En su ejercicio de poder, Mon Cáceres demostró con creces que actuaba para ir echando a un lado al tradicional jefe militar que, representado en muchos de sus antiguos compañeros, alegaba cualquier razón personal, política o económica para desatar los demonios de la fuerza bruta en las regiones bajo su mando.

Mon Cáceres no desconocía que con la mayoría de esos hombres, el país estaba endeudado por el «servicio a la Patria», pero no echaba a menos tampoco su criterio independiente de que esas mentes bárbaras tenían que irse a su casa a teñirse sus canas, y hacer las anécdotas a sus nietos de las contiendas bélicas en las que eran protagonistas de primera fila.

Por ese reconocimiento de que buena parte de estos hombres fueron los artífices del horacismo en la «Revolución de la desunión» podría estar la razón de haber postergado la decisión, pero la determinación de acabar con aquel estado de cosas fue el inicio del fin de sus días.

Estando Horacio Vásquez en Nueva York, tras su renuncia del gobierno a mediados de 1909, a su regreso de Europa en 1910, circula el 1ro de enero de ese año una carta firmada por éste y de la autoría de Enrique Henríquez, otrora canciller del régimen de Ulises Heureaux (Lilís), en la que se hacen serios cuestionamientos a la forma en que Mon Cáceres dirigía la cosa pública.

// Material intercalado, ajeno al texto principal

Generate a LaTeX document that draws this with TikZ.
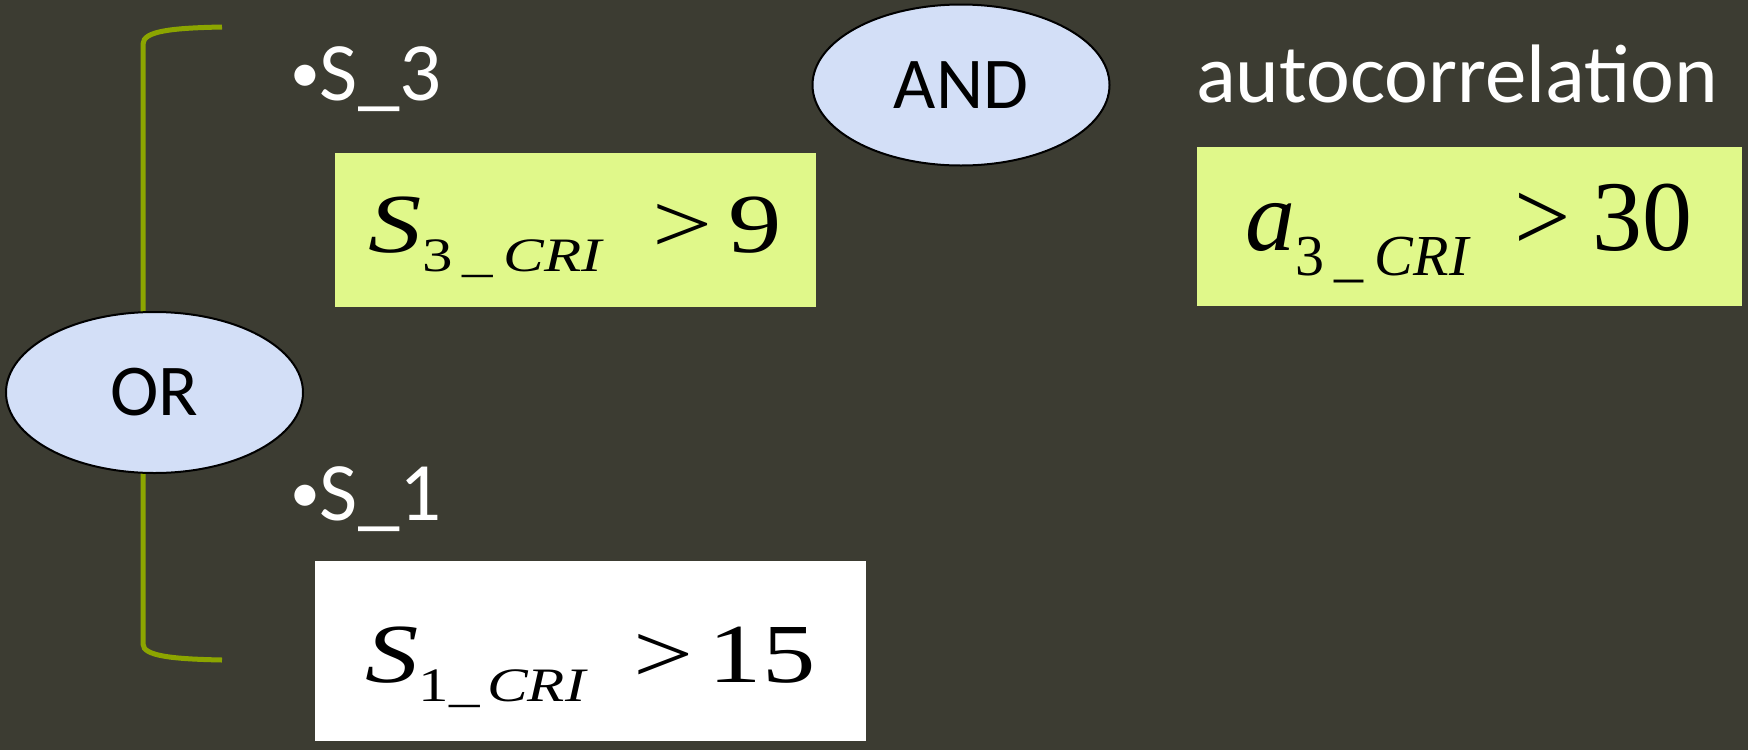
\documentclass[tikz,border=0pt]{standalone}
\usepackage{fontspec}
\setmainfont{Carlito}
\newfontfamily\tms{Liberation Serif}
\usetikzlibrary{shapes.geometric}
\definecolor{bgc}{RGB}{60,60,50}
\definecolor{brkc}{RGB}{140,165,0}
\definecolor{ellc}{RGB}{211,223,247}
\definecolor{yelc}{RGB}{224,248,138}
\pgfdeclarelayer{bgl}
\pgfdeclarelayer{backl}
\pgfsetlayers{bgl,backl,main}
\newcommand\smbul{\raisebox{8pt}{\scalebox{0.72}{•}}}
\begin{document}
\begin{tikzpicture}[x=1pt,y=-1pt,
  gate/.style={ellipse,draw=black,line width=2pt,fill=ellc,minimum width=297pt,minimum height=161pt,inner sep=0pt,text=black,font=\fontsize{73}{73}\selectfont},
  lbl/.style={anchor=base west,inner sep=0pt,text=white,font=\fontsize{83}{83}\selectfont},
  critbox/.style={rectangle,inner sep=0pt,text=black},
  brk/.style={draw=brkc,line width=5pt}]
\useasboundingbox (0,0) rectangle (1748,750);
\begin{pgfonlayer}{bgl}
  \fill[bgc] (0,0) rectangle (1748,750);
\end{pgfonlayer}

% gates
\node[gate] (or) at (154.5,392.5) {OR};
\node[gate] (and) at (961,85) {AND};

% labels
\node[lbl] (s3lbl) at (290,100) {\smbul S\_3};
\node[lbl] (s1lbl) at (290,520) {\smbul S\_1};
\node[lbl] (autolbl) at (1196,102) {autocorrelation};

% criteria boxes
\node[critbox,fill=yelc,minimum width=481pt,minimum height=154pt,text height=70pt,text depth=26pt] (s3box) at (575.5,230)
  {\scalebox{1.27}[1]{\tms\fontsize{84}{84}\selectfont\textit{S}\raisebox{-19pt}{\fontsize{48}{48}\selectfont 3\hspace{8pt}\_\hspace{8pt}\textit{CRI}}\hspace{38pt}>\hspace{13pt}9}};
\node[critbox,fill=white,minimum width=551pt,minimum height=180pt,text height=80pt,text depth=18pt] (s1box) at (590.5,651)
  {\scalebox{1.27}[1]{\tms\fontsize{84}{84}\selectfont\textit{S}\raisebox{-19pt}{\fontsize{48}{48}\selectfont 1\_\hspace{6pt}\textit{CRI}}\hspace{36pt}>\hspace{12pt}15}};
\node[critbox,fill=yelc,minimum width=545pt,minimum height=159pt,text height=80pt,text depth=33pt] (a3box) at (1469.5,226.5)
  {\tms\fontsize{100}{100}\selectfont\textit{a}\raisebox{-25pt}{\fontsize{58}{58}\selectfont 3\hspace{10pt}\_\hspace{11pt}\textit{CRI}}\hspace{44pt}>\hspace{22pt}30};

% bracket
\coordinate (bt) at (222,27);
\coordinate (bb) at (222,660);
\begin{pgfonlayer}{backl}
  \draw[brk] (bt) .. controls (172,28) and (143,31) .. (143,44) -- (or.center -| 143,0) -- (143,644) .. controls (143,656) and (172,659) .. (bb);
\end{pgfonlayer}
\end{tikzpicture}
\end{document}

Mucho dolor provocó a Mon Cáceres aquella comunicación en la que, entre otras rúbricas, aparecía la del primo al que admiraba, y quien fue su inspiración en la política: Horacio Vásquez. Su primo entendió, y rompió con el grupo de instigadores, entre otros, Enrique Henríquez y Luis Tejera, dejando Horacio clara su posición, tal como recoge el diplomático norteamericano Benjamín Sumner Welles en «La viña de Naboth» de la siguiente manera: «…no (voy) a urdir tramas subversivas, ni mucho menos a permitir nada que pusiera en peligro la vida de Mon».